── DATA LINES

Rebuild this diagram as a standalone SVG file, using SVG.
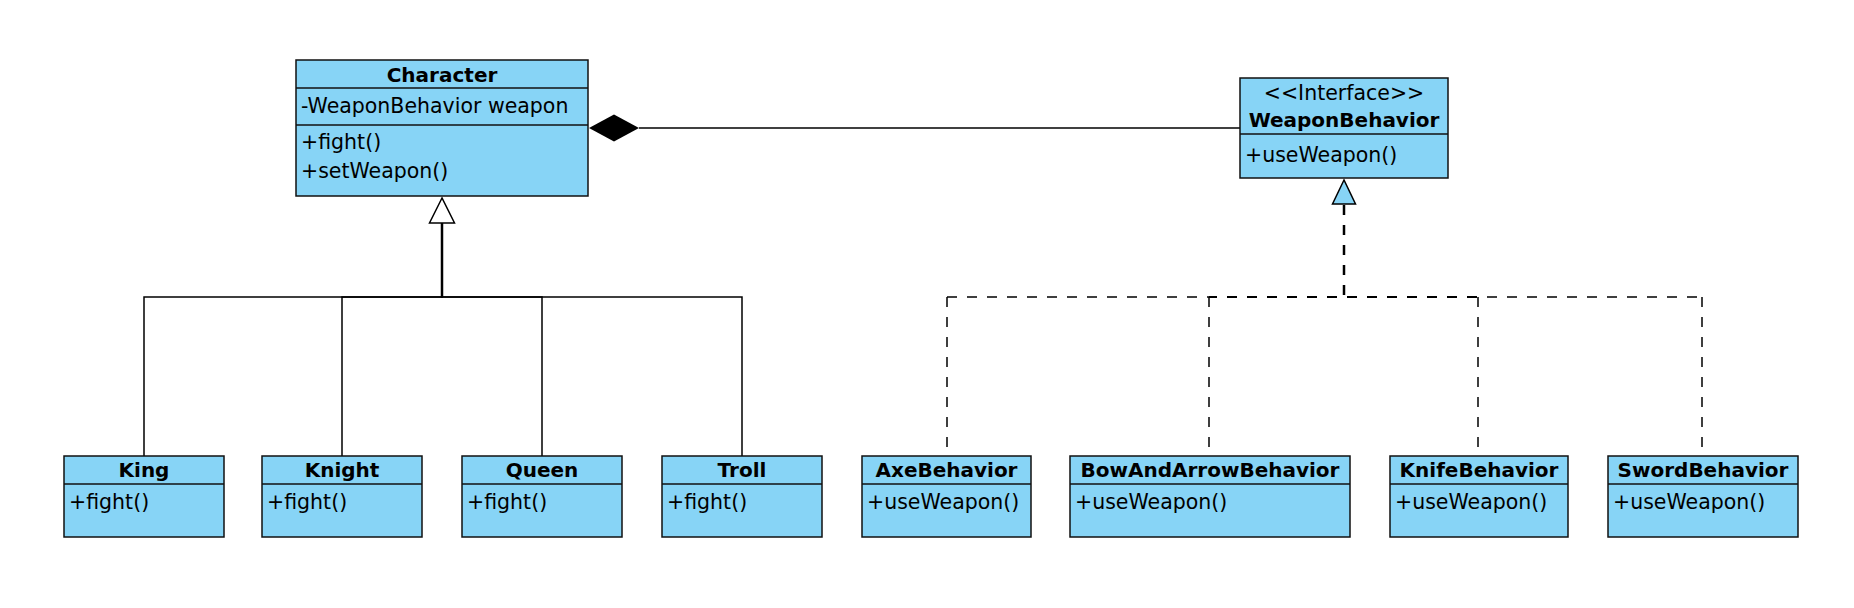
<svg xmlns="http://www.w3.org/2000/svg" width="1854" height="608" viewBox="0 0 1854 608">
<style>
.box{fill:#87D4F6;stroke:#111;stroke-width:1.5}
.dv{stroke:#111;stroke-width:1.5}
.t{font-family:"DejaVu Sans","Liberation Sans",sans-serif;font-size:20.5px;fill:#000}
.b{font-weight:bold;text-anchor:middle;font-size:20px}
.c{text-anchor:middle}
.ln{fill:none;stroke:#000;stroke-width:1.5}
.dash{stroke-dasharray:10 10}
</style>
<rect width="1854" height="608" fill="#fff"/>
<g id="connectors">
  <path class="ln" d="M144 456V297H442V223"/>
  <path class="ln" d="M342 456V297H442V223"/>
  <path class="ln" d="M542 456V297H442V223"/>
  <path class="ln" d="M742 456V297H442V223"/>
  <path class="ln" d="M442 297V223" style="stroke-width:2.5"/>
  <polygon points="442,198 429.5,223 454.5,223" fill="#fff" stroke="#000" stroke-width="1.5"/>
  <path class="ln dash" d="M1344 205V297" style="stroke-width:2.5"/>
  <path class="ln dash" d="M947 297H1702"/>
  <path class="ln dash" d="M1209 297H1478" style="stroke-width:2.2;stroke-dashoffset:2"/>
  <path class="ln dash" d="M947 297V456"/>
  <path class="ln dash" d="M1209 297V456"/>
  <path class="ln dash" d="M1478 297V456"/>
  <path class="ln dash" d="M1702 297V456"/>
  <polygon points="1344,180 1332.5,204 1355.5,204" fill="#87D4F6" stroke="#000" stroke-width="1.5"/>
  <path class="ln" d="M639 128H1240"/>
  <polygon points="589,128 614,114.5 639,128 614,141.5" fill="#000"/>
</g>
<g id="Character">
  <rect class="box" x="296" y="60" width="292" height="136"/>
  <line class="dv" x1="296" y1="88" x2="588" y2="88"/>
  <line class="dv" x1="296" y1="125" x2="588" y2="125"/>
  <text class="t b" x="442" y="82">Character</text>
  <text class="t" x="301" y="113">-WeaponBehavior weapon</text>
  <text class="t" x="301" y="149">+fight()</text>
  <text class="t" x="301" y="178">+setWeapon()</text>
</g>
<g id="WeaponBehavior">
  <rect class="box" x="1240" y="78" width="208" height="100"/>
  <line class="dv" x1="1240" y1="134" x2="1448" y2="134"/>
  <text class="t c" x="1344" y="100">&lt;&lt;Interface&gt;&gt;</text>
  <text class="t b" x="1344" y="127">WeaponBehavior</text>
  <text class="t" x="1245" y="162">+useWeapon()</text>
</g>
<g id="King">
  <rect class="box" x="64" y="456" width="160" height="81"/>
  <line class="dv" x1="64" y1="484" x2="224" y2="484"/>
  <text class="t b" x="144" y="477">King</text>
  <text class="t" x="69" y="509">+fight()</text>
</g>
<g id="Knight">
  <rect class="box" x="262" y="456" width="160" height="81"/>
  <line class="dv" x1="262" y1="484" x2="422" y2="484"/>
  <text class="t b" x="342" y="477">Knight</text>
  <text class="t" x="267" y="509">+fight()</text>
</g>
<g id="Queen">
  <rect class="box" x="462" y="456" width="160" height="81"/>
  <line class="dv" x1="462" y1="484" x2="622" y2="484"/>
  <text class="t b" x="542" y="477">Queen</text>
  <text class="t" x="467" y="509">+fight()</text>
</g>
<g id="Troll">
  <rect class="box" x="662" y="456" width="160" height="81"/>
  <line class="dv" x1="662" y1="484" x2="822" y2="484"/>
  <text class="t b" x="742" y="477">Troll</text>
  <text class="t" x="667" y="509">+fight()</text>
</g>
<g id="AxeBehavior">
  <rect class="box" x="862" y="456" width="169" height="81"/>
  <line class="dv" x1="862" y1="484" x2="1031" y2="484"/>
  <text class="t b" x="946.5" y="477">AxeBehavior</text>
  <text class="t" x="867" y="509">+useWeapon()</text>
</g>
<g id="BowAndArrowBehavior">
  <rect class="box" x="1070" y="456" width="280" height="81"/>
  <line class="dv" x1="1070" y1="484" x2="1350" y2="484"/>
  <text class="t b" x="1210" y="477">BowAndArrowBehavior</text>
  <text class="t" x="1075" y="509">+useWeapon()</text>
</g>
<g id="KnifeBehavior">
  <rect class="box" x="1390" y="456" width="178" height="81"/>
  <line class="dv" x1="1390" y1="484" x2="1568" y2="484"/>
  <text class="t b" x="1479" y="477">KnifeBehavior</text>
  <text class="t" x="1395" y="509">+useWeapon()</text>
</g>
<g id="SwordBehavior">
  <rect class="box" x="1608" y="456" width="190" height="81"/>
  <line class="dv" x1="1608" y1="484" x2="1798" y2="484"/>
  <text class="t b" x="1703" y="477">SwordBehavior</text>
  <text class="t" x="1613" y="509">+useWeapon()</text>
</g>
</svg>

────

* _EXERCISE_
Repeat the material exactly as it reads, without any of its pictures.

* _RESPONSE TO THIS TASK_
Rebuild this diagram as a standalone SVG file, using SVG.
<svg xmlns="http://www.w3.org/2000/svg" width="1854" height="608" viewBox="0 0 1854 608">
<style>
.box{fill:#87D4F6;stroke:#111;stroke-width:1.5}
.dv{stroke:#111;stroke-width:1.5}
.t{font-family:"DejaVu Sans","Liberation Sans",sans-serif;font-size:20.5px;fill:#000}
.b{font-weight:bold;text-anchor:middle;font-size:20px}
.c{text-anchor:middle}
.ln{fill:none;stroke:#000;stroke-width:1.5}
.dash{stroke-dasharray:10 10}
</style>
<rect width="1854" height="608" fill="#fff"/>
<g id="connectors">
  <path class="ln" d="M144 456V297H442V223"/>
  <path class="ln" d="M342 456V297H442V223"/>
  <path class="ln" d="M542 456V297H442V223"/>
  <path class="ln" d="M742 456V297H442V223"/>
  <path class="ln" d="M442 297V223" style="stroke-width:2.5"/>
  <polygon points="442,198 429.5,223 454.5,223" fill="#fff" stroke="#000" stroke-width="1.5"/>
  <path class="ln dash" d="M1344 205V297" style="stroke-width:2.5"/>
  <path class="ln dash" d="M947 297H1702"/>
  <path class="ln dash" d="M1209 297H1478" style="stroke-width:2.2;stroke-dashoffset:2"/>
  <path class="ln dash" d="M947 297V456"/>
  <path class="ln dash" d="M1209 297V456"/>
  <path class="ln dash" d="M1478 297V456"/>
  <path class="ln dash" d="M1702 297V456"/>
  <polygon points="1344,180 1332.5,204 1355.5,204" fill="#87D4F6" stroke="#000" stroke-width="1.5"/>
  <path class="ln" d="M639 128H1240"/>
  <polygon points="589,128 614,114.5 639,128 614,141.5" fill="#000"/>
</g>
<g id="Character">
  <rect class="box" x="296" y="60" width="292" height="136"/>
  <line class="dv" x1="296" y1="88" x2="588" y2="88"/>
  <line class="dv" x1="296" y1="125" x2="588" y2="125"/>
  <text class="t b" x="442" y="82">Character</text>
  <text class="t" x="301" y="113">-WeaponBehavior weapon</text>
  <text class="t" x="301" y="149">+fight()</text>
  <text class="t" x="301" y="178">+setWeapon()</text>
</g>
<g id="WeaponBehavior">
  <rect class="box" x="1240" y="78" width="208" height="100"/>
  <line class="dv" x1="1240" y1="134" x2="1448" y2="134"/>
  <text class="t c" x="1344" y="100">&lt;&lt;Interface&gt;&gt;</text>
  <text class="t b" x="1344" y="127">WeaponBehavior</text>
  <text class="t" x="1245" y="162">+useWeapon()</text>
</g>
<g id="King">
  <rect class="box" x="64" y="456" width="160" height="81"/>
  <line class="dv" x1="64" y1="484" x2="224" y2="484"/>
  <text class="t b" x="144" y="477">King</text>
  <text class="t" x="69" y="509">+fight()</text>
</g>
<g id="Knight">
  <rect class="box" x="262" y="456" width="160" height="81"/>
  <line class="dv" x1="262" y1="484" x2="422" y2="484"/>
  <text class="t b" x="342" y="477">Knight</text>
  <text class="t" x="267" y="509">+fight()</text>
</g>
<g id="Queen">
  <rect class="box" x="462" y="456" width="160" height="81"/>
  <line class="dv" x1="462" y1="484" x2="622" y2="484"/>
  <text class="t b" x="542" y="477">Queen</text>
  <text class="t" x="467" y="509">+fight()</text>
</g>
<g id="Troll">
  <rect class="box" x="662" y="456" width="160" height="81"/>
  <line class="dv" x1="662" y1="484" x2="822" y2="484"/>
  <text class="t b" x="742" y="477">Troll</text>
  <text class="t" x="667" y="509">+fight()</text>
</g>
<g id="AxeBehavior">
  <rect class="box" x="862" y="456" width="169" height="81"/>
  <line class="dv" x1="862" y1="484" x2="1031" y2="484"/>
  <text class="t b" x="946.5" y="477">AxeBehavior</text>
  <text class="t" x="867" y="509">+useWeapon()</text>
</g>
<g id="BowAndArrowBehavior">
  <rect class="box" x="1070" y="456" width="280" height="81"/>
  <line class="dv" x1="1070" y1="484" x2="1350" y2="484"/>
  <text class="t b" x="1210" y="477">BowAndArrowBehavior</text>
  <text class="t" x="1075" y="509">+useWeapon()</text>
</g>
<g id="KnifeBehavior">
  <rect class="box" x="1390" y="456" width="178" height="81"/>
  <line class="dv" x1="1390" y1="484" x2="1568" y2="484"/>
  <text class="t b" x="1479" y="477">KnifeBehavior</text>
  <text class="t" x="1395" y="509">+useWeapon()</text>
</g>
<g id="SwordBehavior">
  <rect class="box" x="1608" y="456" width="190" height="81"/>
  <line class="dv" x1="1608" y1="484" x2="1798" y2="484"/>
  <text class="t b" x="1703" y="477">SwordBehavior</text>
  <text class="t" x="1613" y="509">+useWeapon()</text>
</g>
</svg>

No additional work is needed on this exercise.